Thinking in systems doesn’t come with a cursory interest. It takes commitment.
It’s All About Commitment
In Freemont, California, they’ve witnessed a change. A plant that made cars so poorly that GM had to close it down became a shining star in a partnership with Toyota. The plant is the stuff of legend. Many books have been written about it and reference it. It’s heralded as the quintessential reason why Japanese cars are so much better than American cars – even when the cars are made by largely the same workers.
In the GM command and control model, you didn’t dare stop the production line, because you had been told repeatedly how much that costs the company. In the Toyota model, if you needed to stop the line to do something right, you did. It’s simple, but the transfer of accountability and responsibility is enough to do something magical: create commitment.

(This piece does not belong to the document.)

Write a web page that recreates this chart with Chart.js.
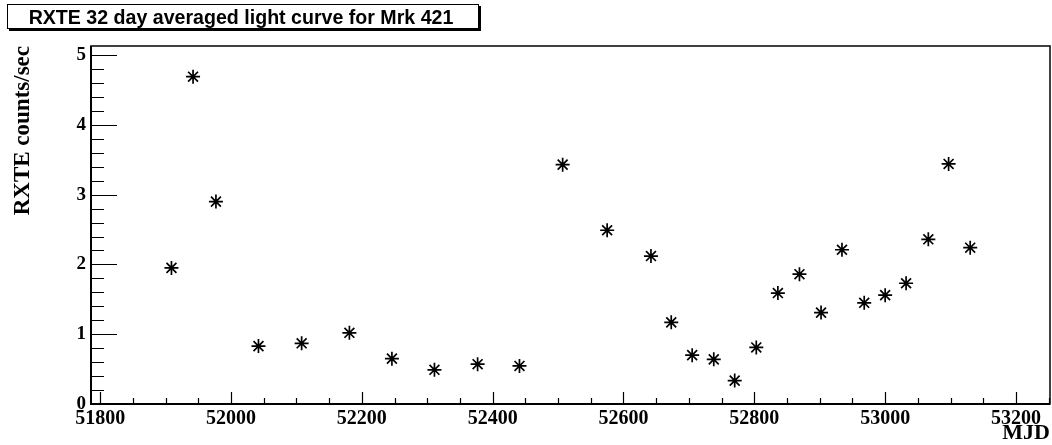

When you’re committed to your goal, job, career, or company, you’ll volunteer to work harder. You want to do more than the minimum, because the minimum isn’t great. When you want to take a leap forward, sometimes it means slowing things down to get it right and learn more.
Random Connections
The most innovative people you meet aren’t the people in the science lab learning to stop all vibration of an atom. The most innovative people are the people who take discoveries like that one and combine it with other ideas to create something great. The truly innovative research that has been done, the greatest ideas that have been created, are a result of merging diverse fields. Whether it’s The Medici Effect that set off the Renaissance period by bringing together different artists and inventors or it’s Edison’s lab that brought metallurgy and gas lighting experts together to create the incandescent light, breakthrough innovations are more about combining the thoughts of others than doing your own detailed, tiny, but ground-breaking research.
For me, these random connections are Discovered Truths. Like the periodic table of elements, when you can see the order in the chaos, you can tame it and ride it to the end – rather than trying to grind it out. In the end, Smarter Faster Better is the way we all want to be.